# Classification example
UCI Wine recognition dataset. Three-class classification.

More information about the data here:
 * https://scikit-learn.org/stable/modules/generated/sklearn.datasets.load_wine.html#sklearn.datasets.load_wine
 * https://scikit-learn.org/stable/datasets/toy_dataset.html#wine-dataset

In [None]:
# Import packages
import numpy as np
import sklearn.datasets
import sklearn.linear_model

# Make the results reproducible
np.random.seed(42)

data = sklearn.datasets.load_wine()

# Split into training, validation, and test data sets
n_train = int(data.data.shape[0] * 0.75 + 0.5)  # Train on 75 %
n_val = int(data.data.shape[0] * 0.15 + 0.5)  # Validate on 15 %
n_test = int(data.data.shape[0] * 0.10 + 0.5)  # Test on 10 %

X = data.data[:n_train, :]
y = data.target[:n_train]
X_val = data.data[n_train:n_train + n_val, :]
y_val = data.target[n_train:n_train + n_val]
# Note! Do not use (at all!) the test data until the very end!
X_test = data.data[n_train + n_val:, :]
y_test = data.target[n_train + n_val:]

print(f"Training set size X  : {X.shape}")
print(f"Training set size y  : {y.shape}")
print(f"Validation set size X: {X_val.shape}")
print(f"Validation set size y: {y_val.shape}")
print(f"Test set size X      : {X_test.shape}")
print(f"Test set size y      : {y_test.shape}")
print(f"Output classes       : {set(y)}")
print(f"Feature names        : {data.feature_names}")

In [None]:
# Task1: Preprocess the data
#  - Try without preprocessing, try with different kinds.
#  - Evaluate and compare models on the validation data.
#
# Note that we fit the preprocessing function to the training data!
# Then we apply the learned transformation to the validation and test data sets.
standard_scaler = sklearn.preprocessing.StandardScaler()
standard_scaler.fit(X)
X_ = standard_scaler.transform(X)
X_val_ = standard_scaler.transform(X_val)
X_test_ = standard_scaler.transform(X_test)

In [None]:
# Fit baseline model
model_baseline = sklearn.linear_model.LogisticRegression(
    penalty="none",
    tol=0.0001,
    fit_intercept=True,
    solver="lbfgs",
    max_iter=100,
    multi_class="multinomial")
_ = model_baseline.fit(X_, y)

In [None]:
# Evaluate baseline model
yhat = model_baseline.predict(X_)
yhat_val = model_baseline.predict(X_val_)
acc = sklearn.metrics.accuracy_score(y, yhat)
acc_val = sklearn.metrics.accuracy_score(y_val, yhat_val)
print(f"Training data accuracy  : {acc:.2f}")
print(f"Validation data accuracy: {acc_val:.2f}")

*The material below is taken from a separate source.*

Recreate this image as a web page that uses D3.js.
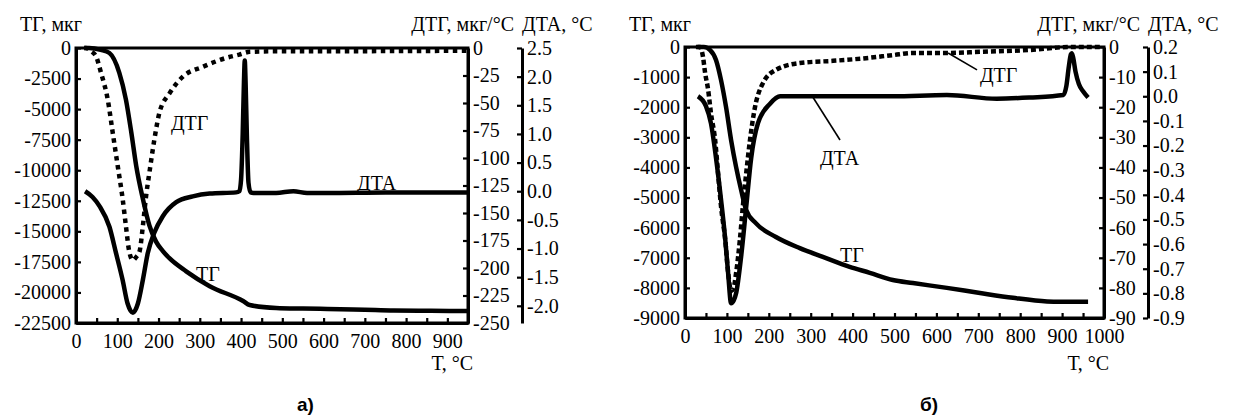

The model does not make any errors on the training data, and a larger error on the validation data. What does this mean? Can we do anything about it?

In [None]:
# Task 2: Find a better model
#  - Try different classification methods
#  - Evaluate them on the validation data
#  - Beat the baseline model and select the best one you can find
#  - See what the penalty parameter does in the LogisticRegression class:
#    https://scikit-learn.org/stable/modules/generated/sklearn.linear_model.LogisticRegression.html#sklearn.linear_model.LogisticRegression
#  - You can look here for other potential models to use here:
#    https://scikit-learn.org/stable/modules/classes.html#module-sklearn.linear_model

model = "... add your own classification model code here!"

_ = model.fit(X_, y)

In [None]:
# Evaluate better model
yhat = model.predict(X_)
yhat_val = model.predict(X_val_)
acc = sklearn.metrics.accuracy_score(y, yhat)
acc_val = sklearn.metrics.accuracy_score(y_val, yhat_val)
print(f"Training data accuracy  : {acc:.2f}")
print(f"Validation data accuracy: {acc_val:.2f}")

In [None]:
# Task 3: Determine the importance of the input variables
# ... your code here

In [None]:
# Evaluate the final model on the test data.
# This is only ever done once, and as the last thing we do.
# Training another model after this, based on the performance on the test data
# leads to biased results.
yhat = model.predict(X_)
yhat_val = model.predict(X_val_)
yhat_test = model.predict(X_test_)
acc = sklearn.metrics.accuracy_score(y, yhat)
acc_val = sklearn.metrics.accuracy_score(y_val, yhat_val)
acc_test = sklearn.metrics.accuracy_score(y_test, yhat_test)
print(f"Training data accuracy  : {acc:.2f}")
print(f"Validation data accuracy: {acc_val:.2f}")
print(f"Test data accuracy      : {acc_test:.2f}")